In a world that is always buzzing, it seems nearly impossible to schedule time for ourselves. There is a revolving door of reasons to push “me” time until tomorrow and when tomorrow becomes today the story stays the same. Knowing why, how, and when to schedule time for yourself is the spark that ignites the fire when it comes to self-care and living out the best version of yourself.
The Advantages of “Me” Time
The importance of positive self-talk is put on a pedestal when it comes to building self-confidence but what about the good ol’ “actions speak louder than words”? Choosing to set aside time “just for me” sends a positive message, through action, to our insides. This action proclaims “I matter”, “I’m worth it” and “I am a priority”. When we choose “me” time we give ourselves a free space to try new things, fall in love with a hobby, and really find what makes us come alive.
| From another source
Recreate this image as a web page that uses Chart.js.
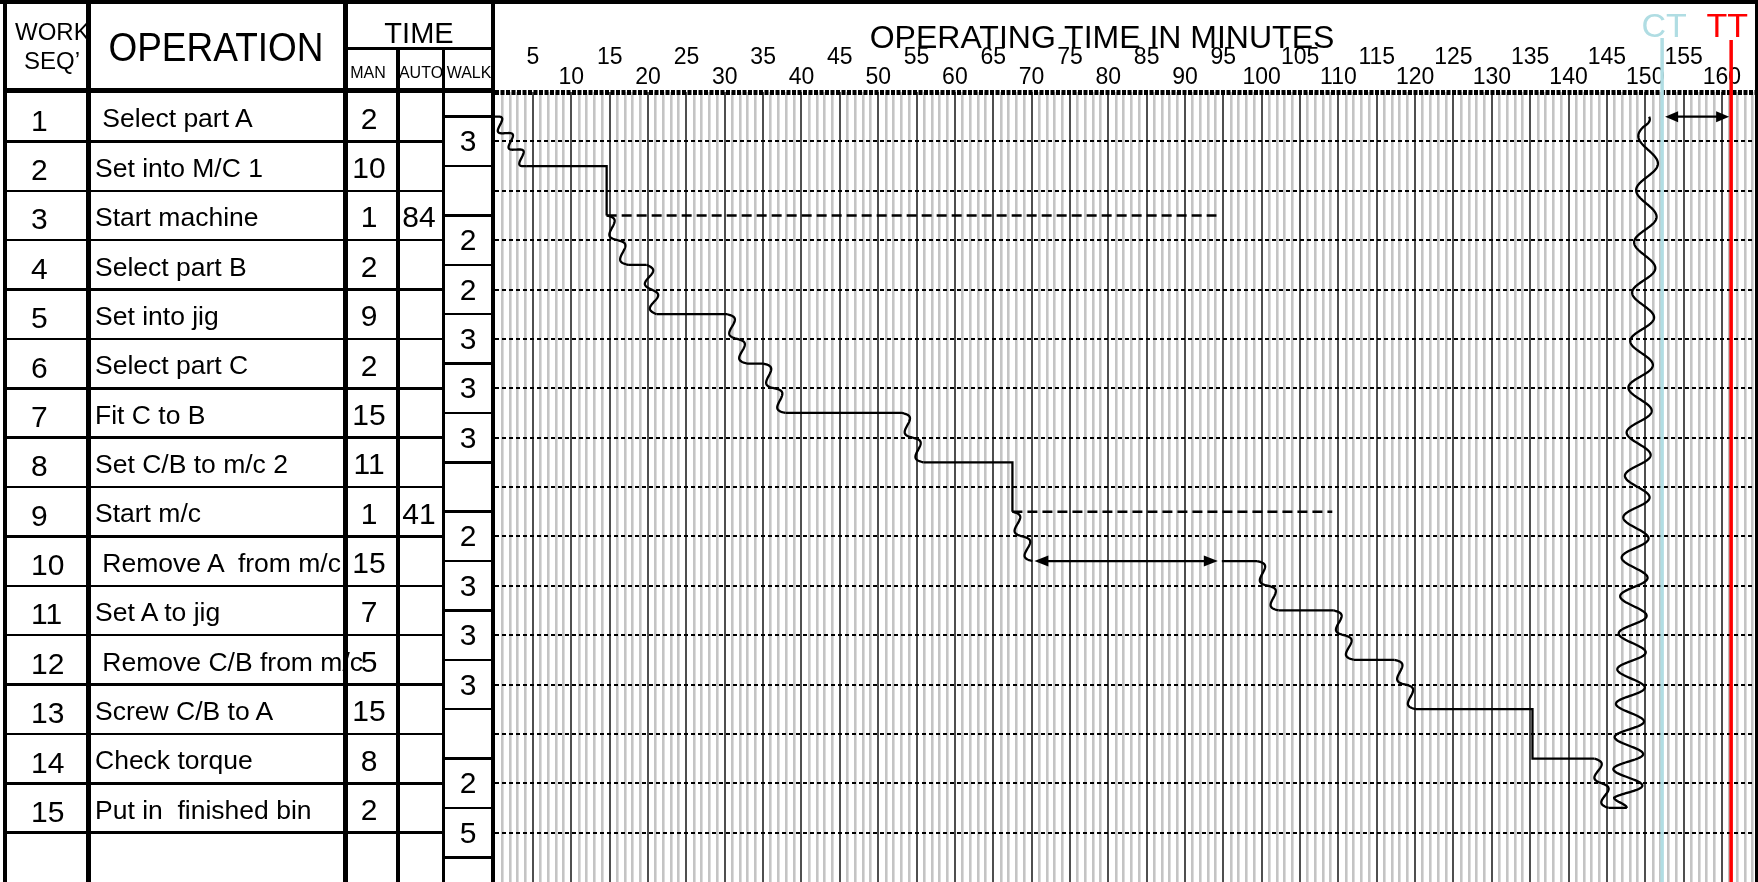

Taking care of ourselves not only improves our relationship with ourselves but with others too. When our bodies and brains are always running it’s easy to become overwhelmed with life. This in turn causes our moods to fluctuate more quickly. We become easily frustrated while having less control over our reactions. Regular, uninterrupted “me” time helps our busy brains to unplug and unwind. In doing so we relieve stress which helps us sleep better, gives us more control over our moods, increases our patience level, and helps us to live in the moment. All of these benefits fill us up on the inside and when we are full we can pour into the things that matter most to us, including our relationships. “Me” time is our magic reset button.
Scheduling “You” Time
This is not just another responsibility to check off our list. “Me” time is something to recharge you. It is simply choosing to use the time we already have a bit more mindfully. Me time can be spent and scheduled in several ways but there are a few hacks to balance any schedule.
First things first, learn to say no. It is our nature to be social and say yes to almost every opportunity that comes our way but it also leads to an overcommitted schedule. When we are overcommitted we aren’t able to give one hundred percent of ourselves to who we are with or where we are. Saying no, helps us regain the balance we need in our lives.
Start with the big picture; your calendar. Having an overall view of your schedule will help you discern when to say no. Add in all commitments for the month in each week: work, kids activities, grocery shopping days, etc. Next, choose and add in “blocks” a.k.a at least two nights during the week with zero plans after 6 pm along with one weekend day or night block. Try to schedule all of the “opportunities” that come up outside of these while politely responding with a “no” to anything conflicting with the blocks you have chosen. Finally, pencil in some me time into the pre-set blocks, whether it be twenty minutes or three hours you will be thankful later. As a rule of thumb, if our schedule is consistently set up in this way we’re likely to have balance all month long.